Cette loi, influencée par la Ligue des femmes irakiennes, est considérée comme l’une des plus progressistes de la région, selon Nadje Al-Ali, professeur d’anthropologie et d’études du Moyen-Orient à l’Université Brown. « Elle a rendu beaucoup plus difficile pour un homme d’épouser une deuxième, troisième ou quatrième femme, car il devait obtenir l’accord de la première épouse », explique Al-Ali. « Elle a également permis le divorce pour les femmes, a fixé l’âge du mariage à 18 ans et, surtout, a établi un ensemble de lois unifiées pour les musulmans chiites et sunnites. »

Depuis l’invasion de l’Irak par les États-Unis en 2003, diverses tentatives ont été faites par des factions islamistes pour abroger ou modifier cette loi afin d’accroître l’influence des autorités religieuses sur les affaires familiales. Bien que les tentatives précédentes aient échoué, Alshamary souligne que la situation actuelle est différente. « C’est la première fois que nous nous rapprochons réellement de la mise en œuvre de cela, et si cela se produit, cela pourrait être l’un des événements les plus marquants de l’histoire de l’Irak post-2003, avec d’énormes répercussions à venir », déclare-t-elle.

Propositions de l’amendement

L’amendement modifierait la loi de 1959 pour permettre aux familles musulmanes de choisir entre le mariage sous la loi civile ou la loi religieuse. Actuellement, les mariages et divorces doivent passer par des tribunaux civils laïques pour être reconnus par l’État. Si l’amendement est adopté, les familles musulmanes pourraient opter pour le mariage selon la loi laïque ou religieuse, en choisissant entre les systèmes juridiques sunnite ou chiite.
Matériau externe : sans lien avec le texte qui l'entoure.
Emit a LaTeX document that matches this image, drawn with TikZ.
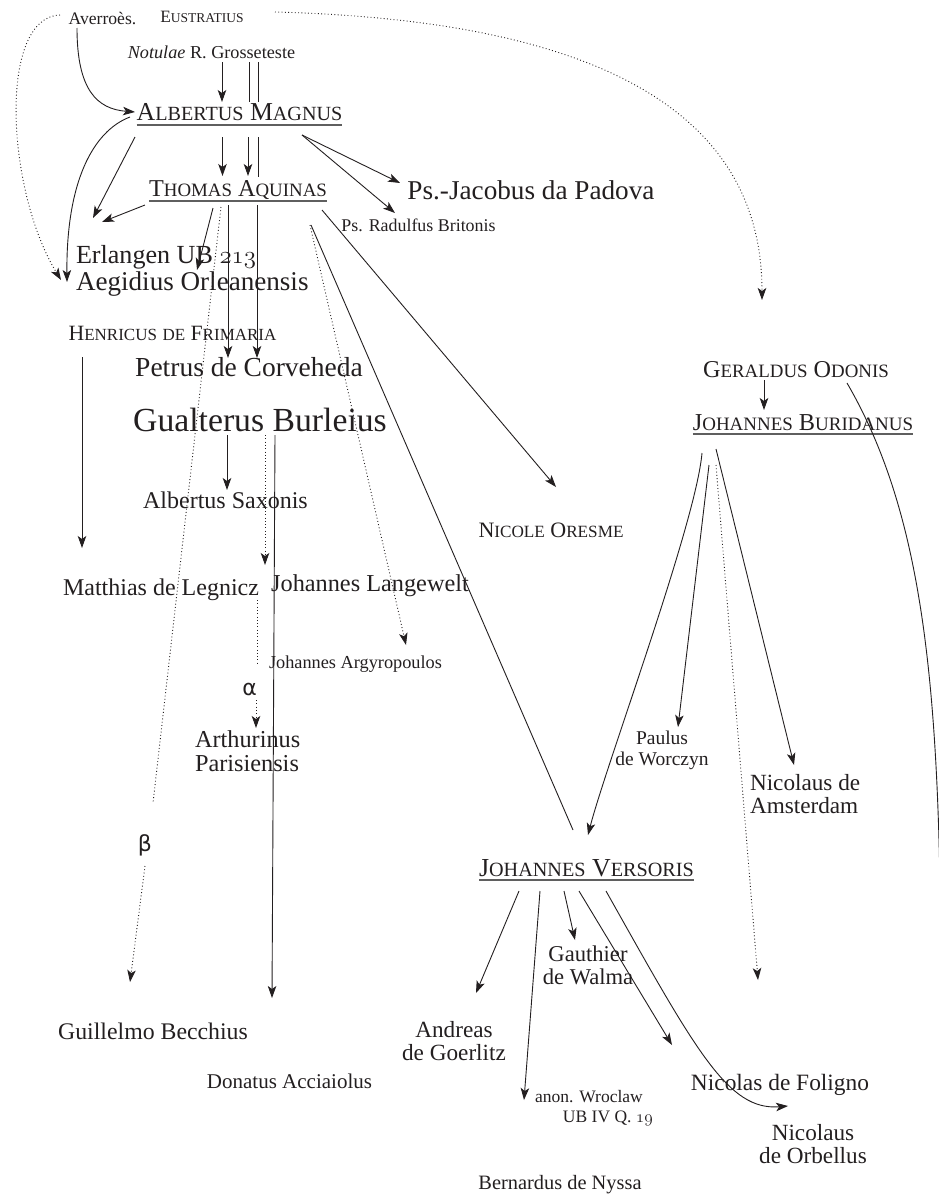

Une école de pensée islamiste chiite, connue sous le nom d’école ja’fari, est interprétée par certains clercs comme permettant le mariage de filles dès l’âge de neuf ans. Bien que certains clercs chiites ne partagent pas cette interprétation, des activistes craignent que la loi ne légalise effectivement le mariage des enfants pour les filles musulmanes chiites. Selon le Département d’État américain, les musulmans chiites représentent entre 55 et 60 % de la population irakienne.

Malgré les protections juridiques en place, le mariage des enfants reste répandu en Irak, avec environ 28 % des filles se mariant avant l’âge de 18 ans, selon un rapport de l’UNICEF de 2023. Les experts et les activistes s’inquiètent que la loi proposée n’érode davantage les droits des femmes et des enfants dans le pays. « Rien que la possibilité de [légaliser le mariage des enfants] est suffisamment alarmante, car nous constatons déjà un mariage significatif des mineurs en Irak », déclare Alshamary.

Les experts soulignent également que cela pourrait créer davantage de divisions dans un pays qui tente encore de guérir des fractures sectaires exacerbées après l’invasion de 2003. « Cette proposition retire [le pouvoir] à l’État et le transfère à l’établissement religieux », déclare Nida Alahmad, conférencière à l’Université d’Édimbourg spécialisée dans la politique et les relations internationales du Moyen-Orient. Elle craint que la création de cadres juridiques distincts pour les musulmans sunnites et chiites ne divise davantage le pays. « Cela rend l’État fragmenté et institutionnalise davantage les groupes sectaires. »

Que se passe-t-il ensuite ?

Avant que l’amendement puisse être voté, il doit être débattu au parlement, selon des experts interrogés. Une fois le débat terminé, il pourra être programmé pour un vote. Une majorité simple au parlement signifierait que l’amendement est adopté et que le projet de loi pourrait être appliqué en tant que loi. À l’heure actuelle, aucun débat officiel n’a encore été programmé.